• _Source material_:
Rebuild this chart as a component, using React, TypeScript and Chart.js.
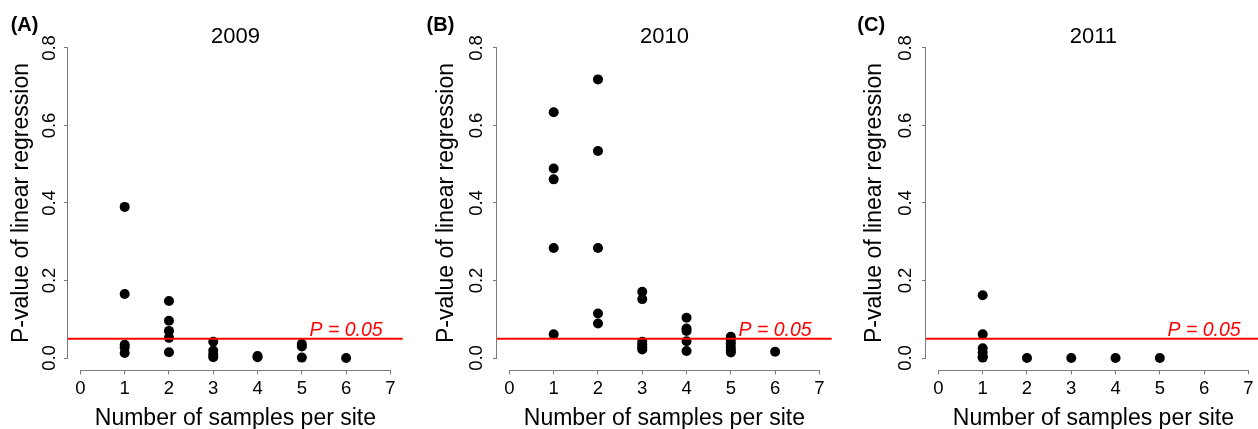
import React, { useEffect, useRef } from 'react';
import { Chart, registerables } from 'chart.js';

Chart.register(...registerables);

// ---------- data ----------
const xTickValues = [0, 1, 2, 3, 4, 5, 6, 7];
const yTickValues = [0, 0.2, 0.4, 0.6, 0.8];
const xRange = [-0.28, 7.28];
const yRange = [-0.032, 0.832];

const sampleCounts2009 = [1, 2, 3, 4, 5, 6];
const pValues2009 = [
  [0.39, 0.165, 0.034, 0.027, 0.013],
  [0.147, 0.096, 0.07, 0.052, 0.015],
  [0.042, 0.019, 0.009, 0.002],
  [0.005, 0.002],
  [0.036, 0.03, 0.001],
  [0.0],
];

const sampleCounts2010 = [1, 2, 3, 4, 5, 6];
const pValues2010 = [
  [0.634, 0.489, 0.461, 0.284, 0.061],
  [0.719, 0.534, 0.284, 0.115, 0.089],
  [0.171, 0.152, 0.042, 0.035, 0.028, 0.022],
  [0.104, 0.076, 0.07, 0.043, 0.018],
  [0.055, 0.047, 0.038, 0.028, 0.02, 0.014],
  [0.016],
];

const sampleCounts2011 = [1, 2, 3, 4, 5];
const pValues2011 = [
  [0.162, 0.061, 0.025, 0.014, 0.004, 0.001],
  [0.0],
  [0.0],
  [0.0],
  [0.0],
];

const threshold = 0.05;
const thresholdLabel = 'P = 0.05';
const thresholdLabelX = 6;
const xAxisTitle = 'Number of samples per site';
const yAxisTitle = 'P-value of linear regression';

// ---------- layout ----------
const FONT = '"Liberation Sans", Arial, Helvetica, sans-serif';
const CANVAS_W = 430;
const CANVAS_H = 429;
const AREA_LEFT = 80;
const AREA_W = 334.8;
const AREA_TOP = 35.6;
const AREA_BOTTOM = 370.4;
const AXIS_GRAY = '#7a7a7a';
const TICK_FONT = 18.5;

type Panel = {
  year: string;
  letter: string;
  counts: number[];
  values: number[][];
  axisX: number;
  letterX: number;
  yTitlePad: number;
  yTickPad: number;
};

const panels: Panel[] = [
  { year: '2009', letter: '(A)', counts: sampleCounts2009, values: pValues2009, axisX: 68, letterX: 10.7, yTitlePad: 21.9, yTickPad: 1.5 },
  { year: '2010', letter: '(B)', counts: sampleCounts2010, values: pValues2010, axisX: 496.7, letterX: 426.3, yTitlePad: 18.2, yTickPad: 3.1 },
  { year: '2011', letter: '(C)', counts: sampleCounts2011, values: pValues2011, axisX: 926, letterX: 857.3, yTitlePad: 17.4, yTickPad: 3.1 },
];

function PanelChart({ panel }: { panel: Panel }) {
  const ref = useRef<HTMLCanvasElement | null>(null);
  const canvasLeft = panel.axisX - AREA_LEFT;

  useEffect(() => {
    if (!ref.current) return;
    const points: { x: number; y: number }[] = [];
    panel.counts.forEach((n, i) => {
      panel.values[i].forEach((v) => points.push({ x: n, y: v }));
    });

    const annotate = {
      id: 'annotate' + panel.year,
      afterDraw(chart: any) {
        const { ctx, chartArea, scales } = chart;
        const xs = scales.x;
        const ys = scales.y;
        ctx.save();
        // R-style axis lines
        ctx.strokeStyle = AXIS_GRAY;
        ctx.lineWidth = 1;
        ctx.beginPath();
        const bx = Math.round(chartArea.bottom) + 0.5;
        ctx.moveTo(xs.getPixelForValue(xTickValues[0]), bx);
        ctx.lineTo(xs.getPixelForValue(xTickValues[xTickValues.length - 1]), bx);
        const lx = Math.round(chartArea.left) - 0.5;
        ctx.moveTo(lx, ys.getPixelForValue(yTickValues[0]));
        ctx.lineTo(lx, ys.getPixelForValue(yTickValues[yTickValues.length - 1]));
        ctx.stroke();

        // year title
        ctx.fillStyle = '#000';
        ctx.font = `22px ${FONT}`;
        ctx.textAlign = 'center';
        ctx.textBaseline = 'alphabetic';
        ctx.fillText(panel.year, (chartArea.left + chartArea.right) / 2, 42.7);

        // panel letter
        ctx.font = `bold 20px ${FONT}`;
        ctx.textAlign = 'left';
        ctx.fillText(panel.letter, panel.letterX - canvasLeft, 30.7);

        // threshold label
        ctx.fillStyle = '#ff0000';
        ctx.font = `italic 19.5px ${FONT}`;
        ctx.textAlign = 'center';
        ctx.fillText(thresholdLabel, xs.getPixelForValue(thresholdLabelX), ys.getPixelForValue(threshold) - 3);
        ctx.restore();
      },
    };

    const chart = new Chart(ref.current, {
      type: 'scatter',
      data: {
        datasets: [
          {
            label: 'threshold',
            data: [
              { x: xRange[0], y: threshold },
              { x: xRange[1], y: threshold },
            ],
            showLine: true,
            borderColor: '#ff0000',
            borderWidth: 2,
            pointRadius: 0,
            fill: false,
          } as any,
          {
            label: panel.year,
            data: points,
            backgroundColor: '#000',
            borderWidth: 0,
            pointRadius: 5,
            pointHoverRadius: 5,
          },
        ],
      },
      options: {
        animation: false,
        responsive: true,
        maintainAspectRatio: false,
        events: [],
        layout: {
          padding: { left: 0, top: AREA_TOP, right: CANVAS_W - AREA_LEFT - AREA_W, bottom: 0 },
        },
        plugins: {
          legend: { display: false },
          tooltip: { enabled: false },
          title: { display: false },
        },
        scales: {
          x: {
            type: 'linear',
            min: xRange[0],
            max: xRange[1],
            afterBuildTicks: (s: any) => {
              s.ticks = xTickValues.map((v) => ({ value: v }));
            },
            afterFit: (s: any) => {
              s.height = CANVAS_H - AREA_BOTTOM;
            },
            border: { display: false },
            grid: {
              display: true,
              drawOnChartArea: false,
              drawTicks: true,
              tickLength: 4,
              color: AXIS_GRAY,
              lineWidth: 1,
            },
            ticks: {
              autoSkip: false,
              maxRotation: 0,
              minRotation: 0,
              padding: 3,
              color: '#000',
              font: { family: FONT, size: TICK_FONT },
              callback: (v: any) => String(v),
            },
            title: {
              display: true,
              text: xAxisTitle,
              color: '#000',
              font: { family: FONT, size: 23, lineHeight: 1 },
              padding: { top: 0, bottom: -1 },
            },
          },
          y: {
            type: 'linear',
            min: yRange[0],
            max: yRange[1],
            afterBuildTicks: (s: any) => {
              s.ticks = yTickValues.map((v) => ({ value: v }));
            },
            afterFit: (s: any) => {
              s.width = AREA_LEFT;
            },
            border: { display: false },
            grid: {
              display: true,
              drawOnChartArea: false,
              drawTicks: true,
              tickLength: 4,
              color: AXIS_GRAY,
              lineWidth: 1,
            },
            ticks: {
              autoSkip: false,
              minRotation: 90,
              maxRotation: 90,
              crossAlign: 'center',
              padding: panel.yTickPad,
              color: '#000',
              font: { family: FONT, size: TICK_FONT },
              callback: (v: any) => Number(v).toFixed(1),
            },
            title: {
              display: true,
              text: yAxisTitle,
              color: '#000',
              font: { family: FONT, size: 23, lineHeight: 1 },
              padding: { top: panel.yTitlePad, bottom: 0 },
            },
          },
        },
      },
      plugins: [annotate],
    });
    return () => chart.destroy();
  }, [panel]);

  return (
    <div style={{ position: 'absolute', left: canvasLeft, top: 0, width: CANVAS_W, height: CANVAS_H }}>
      <canvas ref={ref} />
    </div>
  );
}

export default function App() {
  return (
    <div
      style={{
        position: 'fixed',
        left: 0,
        top: 0,
        width: 1258,
        height: 429,
        overflow: 'hidden',
        background: '#fff',
      }}
    >
      {panels.map((p) => (
        <PanelChart key={p.year} panel={p} />
      ))}
    </div>
  );
}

• _Task instructions_: Every line should be retyped exactly, with the pictures omitted.

• _Right answer_:
Rebuild this chart as a component, using React, TypeScript and Chart.js.
import React, { useEffect, useRef } from 'react';
import { Chart, registerables } from 'chart.js';

Chart.register(...registerables);

// ---------- data ----------
const xTickValues = [0, 1, 2, 3, 4, 5, 6, 7];
const yTickValues = [0, 0.2, 0.4, 0.6, 0.8];
const xRange = [-0.28, 7.28];
const yRange = [-0.032, 0.832];

const sampleCounts2009 = [1, 2, 3, 4, 5, 6];
const pValues2009 = [
  [0.39, 0.165, 0.034, 0.027, 0.013],
  [0.147, 0.096, 0.07, 0.052, 0.015],
  [0.042, 0.019, 0.009, 0.002],
  [0.005, 0.002],
  [0.036, 0.03, 0.001],
  [0.0],
];

const sampleCounts2010 = [1, 2, 3, 4, 5, 6];
const pValues2010 = [
  [0.634, 0.489, 0.461, 0.284, 0.061],
  [0.719, 0.534, 0.284, 0.115, 0.089],
  [0.171, 0.152, 0.042, 0.035, 0.028, 0.022],
  [0.104, 0.076, 0.07, 0.043, 0.018],
  [0.055, 0.047, 0.038, 0.028, 0.02, 0.014],
  [0.016],
];

const sampleCounts2011 = [1, 2, 3, 4, 5];
const pValues2011 = [
  [0.162, 0.061, 0.025, 0.014, 0.004, 0.001],
  [0.0],
  [0.0],
  [0.0],
  [0.0],
];

const threshold = 0.05;
const thresholdLabel = 'P = 0.05';
const thresholdLabelX = 6;
const xAxisTitle = 'Number of samples per site';
const yAxisTitle = 'P-value of linear regression';

// ---------- layout ----------
const FONT = '"Liberation Sans", Arial, Helvetica, sans-serif';
const CANVAS_W = 430;
const CANVAS_H = 429;
const AREA_LEFT = 80;
const AREA_W = 334.8;
const AREA_TOP = 35.6;
const AREA_BOTTOM = 370.4;
const AXIS_GRAY = '#7a7a7a';
const TICK_FONT = 18.5;

type Panel = {
  year: string;
  letter: string;
  counts: number[];
  values: number[][];
  axisX: number;
  letterX: number;
  yTitlePad: number;
  yTickPad: number;
};

const panels: Panel[] = [
  { year: '2009', letter: '(A)', counts: sampleCounts2009, values: pValues2009, axisX: 68, letterX: 10.7, yTitlePad: 21.9, yTickPad: 1.5 },
  { year: '2010', letter: '(B)', counts: sampleCounts2010, values: pValues2010, axisX: 496.7, letterX: 426.3, yTitlePad: 18.2, yTickPad: 3.1 },
  { year: '2011', letter: '(C)', counts: sampleCounts2011, values: pValues2011, axisX: 926, letterX: 857.3, yTitlePad: 17.4, yTickPad: 3.1 },
];

function PanelChart({ panel }: { panel: Panel }) {
  const ref = useRef<HTMLCanvasElement | null>(null);
  const canvasLeft = panel.axisX - AREA_LEFT;

  useEffect(() => {
    if (!ref.current) return;
    const points: { x: number; y: number }[] = [];
    panel.counts.forEach((n, i) => {
      panel.values[i].forEach((v) => points.push({ x: n, y: v }));
    });

    const annotate = {
      id: 'annotate' + panel.year,
      afterDraw(chart: any) {
        const { ctx, chartArea, scales } = chart;
        const xs = scales.x;
        const ys = scales.y;
        ctx.save();
        // R-style axis lines
        ctx.strokeStyle = AXIS_GRAY;
        ctx.lineWidth = 1;
        ctx.beginPath();
        const bx = Math.round(chartArea.bottom) + 0.5;
        ctx.moveTo(xs.getPixelForValue(xTickValues[0]), bx);
        ctx.lineTo(xs.getPixelForValue(xTickValues[xTickValues.length - 1]), bx);
        const lx = Math.round(chartArea.left) - 0.5;
        ctx.moveTo(lx, ys.getPixelForValue(yTickValues[0]));
        ctx.lineTo(lx, ys.getPixelForValue(yTickValues[yTickValues.length - 1]));
        ctx.stroke();

        // year title
        ctx.fillStyle = '#000';
        ctx.font = `22px ${FONT}`;
        ctx.textAlign = 'center';
        ctx.textBaseline = 'alphabetic';
        ctx.fillText(panel.year, (chartArea.left + chartArea.right) / 2, 42.7);

        // panel letter
        ctx.font = `bold 20px ${FONT}`;
        ctx.textAlign = 'left';
        ctx.fillText(panel.letter, panel.letterX - canvasLeft, 30.7);

        // threshold label
        ctx.fillStyle = '#ff0000';
        ctx.font = `italic 19.5px ${FONT}`;
        ctx.textAlign = 'center';
        ctx.fillText(thresholdLabel, xs.getPixelForValue(thresholdLabelX), ys.getPixelForValue(threshold) - 3);
        ctx.restore();
      },
    };

    const chart = new Chart(ref.current, {
      type: 'scatter',
      data: {
        datasets: [
          {
            label: 'threshold',
            data: [
              { x: xRange[0], y: threshold },
              { x: xRange[1], y: threshold },
            ],
            showLine: true,
            borderColor: '#ff0000',
            borderWidth: 2,
            pointRadius: 0,
            fill: false,
          } as any,
          {
            label: panel.year,
            data: points,
            backgroundColor: '#000',
            borderWidth: 0,
            pointRadius: 5,
            pointHoverRadius: 5,
          },
        ],
      },
      options: {
        animation: false,
        responsive: true,
        maintainAspectRatio: false,
        events: [],
        layout: {
          padding: { left: 0, top: AREA_TOP, right: CANVAS_W - AREA_LEFT - AREA_W, bottom: 0 },
        },
        plugins: {
          legend: { display: false },
          tooltip: { enabled: false },
          title: { display: false },
        },
        scales: {
          x: {
            type: 'linear',
            min: xRange[0],
            max: xRange[1],
            afterBuildTicks: (s: any) => {
              s.ticks = xTickValues.map((v) => ({ value: v }));
            },
            afterFit: (s: any) => {
              s.height = CANVAS_H - AREA_BOTTOM;
            },
            border: { display: false },
            grid: {
              display: true,
              drawOnChartArea: false,
              drawTicks: true,
              tickLength: 4,
              color: AXIS_GRAY,
              lineWidth: 1,
            },
            ticks: {
              autoSkip: false,
              maxRotation: 0,
              minRotation: 0,
              padding: 3,
              color: '#000',
              font: { family: FONT, size: TICK_FONT },
              callback: (v: any) => String(v),
            },
            title: {
              display: true,
              text: xAxisTitle,
              color: '#000',
              font: { family: FONT, size: 23, lineHeight: 1 },
              padding: { top: 0, bottom: -1 },
            },
          },
          y: {
            type: 'linear',
            min: yRange[0],
            max: yRange[1],
            afterBuildTicks: (s: any) => {
              s.ticks = yTickValues.map((v) => ({ value: v }));
            },
            afterFit: (s: any) => {
              s.width = AREA_LEFT;
            },
            border: { display: false },
            grid: {
              display: true,
              drawOnChartArea: false,
              drawTicks: true,
              tickLength: 4,
              color: AXIS_GRAY,
              lineWidth: 1,
            },
            ticks: {
              autoSkip: false,
              minRotation: 90,
              maxRotation: 90,
              crossAlign: 'center',
              padding: panel.yTickPad,
              color: '#000',
              font: { family: FONT, size: TICK_FONT },
              callback: (v: any) => Number(v).toFixed(1),
            },
            title: {
              display: true,
              text: yAxisTitle,
              color: '#000',
              font: { family: FONT, size: 23, lineHeight: 1 },
              padding: { top: panel.yTitlePad, bottom: 0 },
            },
          },
        },
      },
      plugins: [annotate],
    });
    return () => chart.destroy();
  }, [panel]);

  return (
    <div style={{ position: 'absolute', left: canvasLeft, top: 0, width: CANVAS_W, height: CANVAS_H }}>
      <canvas ref={ref} />
    </div>
  );
}

export default function App() {
  return (
    <div
      style={{
        position: 'fixed',
        left: 0,
        top: 0,
        width: 1258,
        height: 429,
        overflow: 'hidden',
        background: '#fff',
      }}
    >
      {panels.map((p) => (
        <PanelChart key={p.year} panel={p} />
      ))}
    </div>
  );
}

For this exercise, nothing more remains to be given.